Finite element formulations for biological soft hydrated tissues under finite deformation

This thesis addresses finite element based computational models for the 3-D nonlinear analysis of soft hydrated tissues such as articular cartilage in diarthrodial joints under physiologically relevant loading conditions. A biphasic continuum description is used to represent the soft tissue as a two-phase mixture of incompressible inviscid fluid and a hyperelastic, transversely isotropic solid. The theoretical foundations of this theory are reviewed with emphasis on constitutive modeling. Alternate mixed-penalty and velocity-pressure finite element formulations are used to solve the nonlinear biphasic governing equations, including the effects of a strain-dependent permeability and a hyperelastic solid phase under finite deformation. The resulting first-order nonlinear system of equations are discretized in time using an implicit finite difference scheme, and solved using the Newton-Raphson method. Both formulations are used to develop quadrilateral and triangular elements in 2-D and hexahedral and tetrahedral elements in 3-D. Numerical examples, including those representative of soft tissue material testing and simple human joints, are used to validate the formulations and to illustrate their applications. While not the central objective of this work, important insights have been gained from selected linear biphasic analyses. A focus of this work is the comparison of the alternate formulations for nonlinear problems. While it is demonstrated that both formulations produce a range of converging elements, the velocity-pressure formulation is found to be more efficient computationally.

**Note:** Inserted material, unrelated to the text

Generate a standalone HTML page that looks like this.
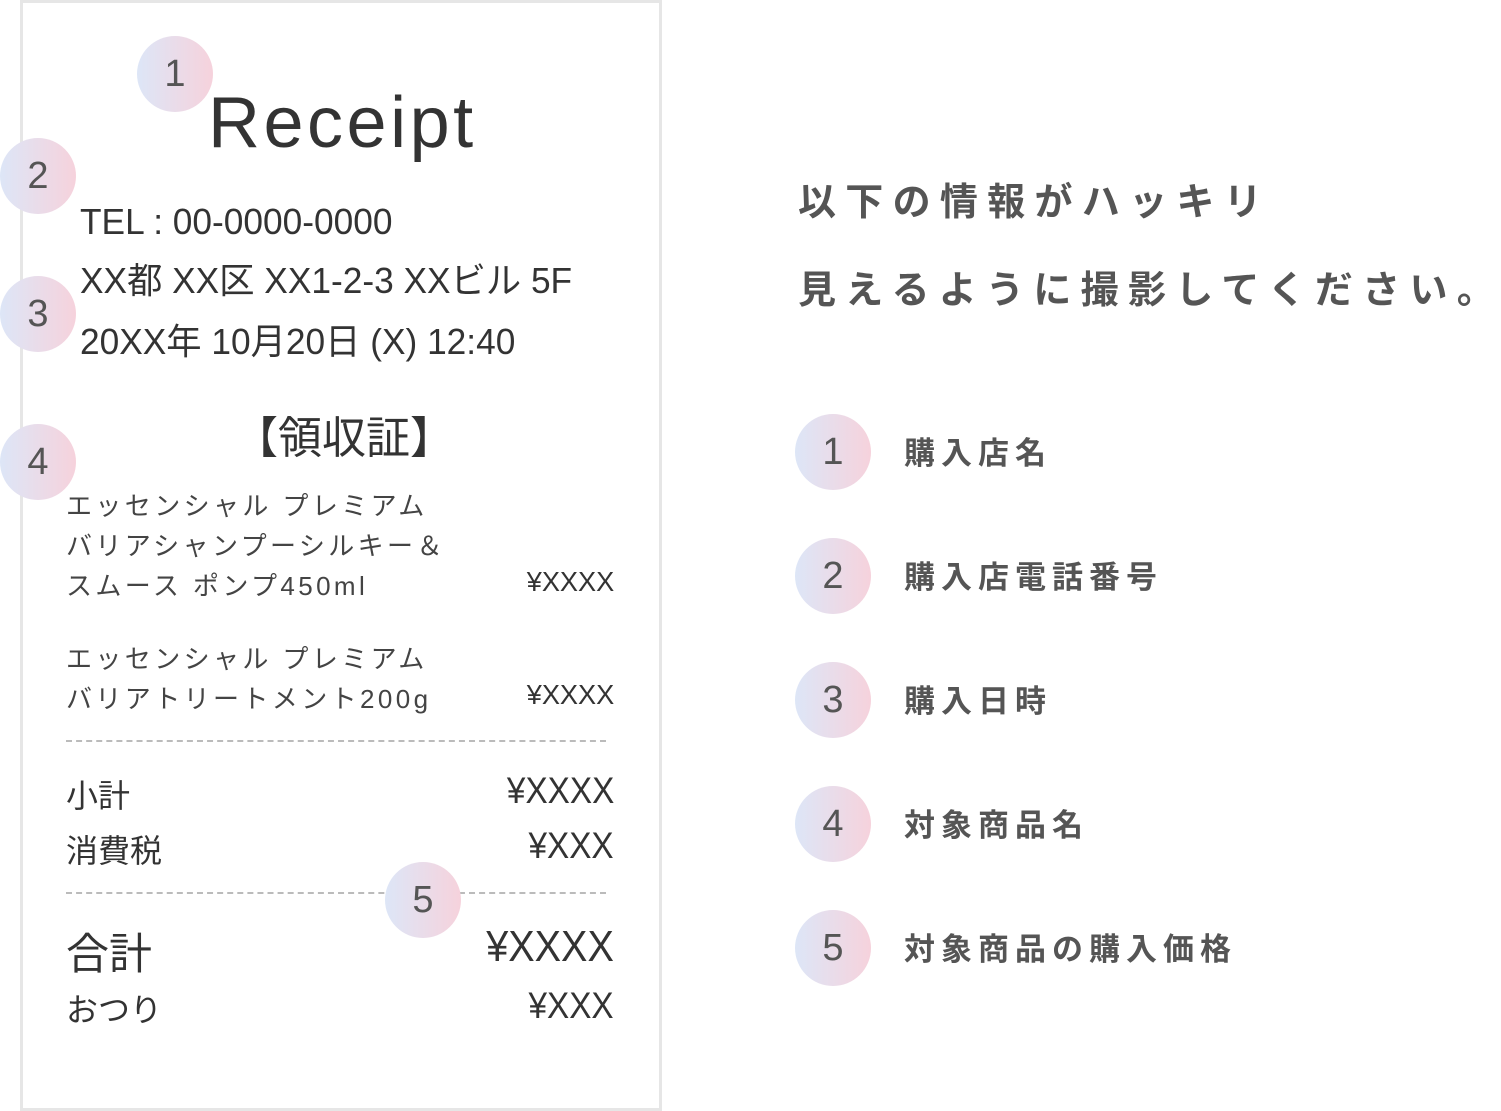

A significant contribution of this work is the implementation and testing of a biphasic description with a transversely isotropic hyperelastic solid phase. This description considers a Helmholtz free energy function of five invariants of the Cauchy-Green deformation tensor and the preferred direction of the material, allowing for asymmetric behavior in tension and compression. An exponential form is suggested, and a set of material parameters is identified to represent the response of soft tissues in ranges of deformation and stress observed experimentally. After demonstrating the behavior of this constitutive model in simple tension and compression, a sample problem of unconfined compression is used to further validate the finite element implementation.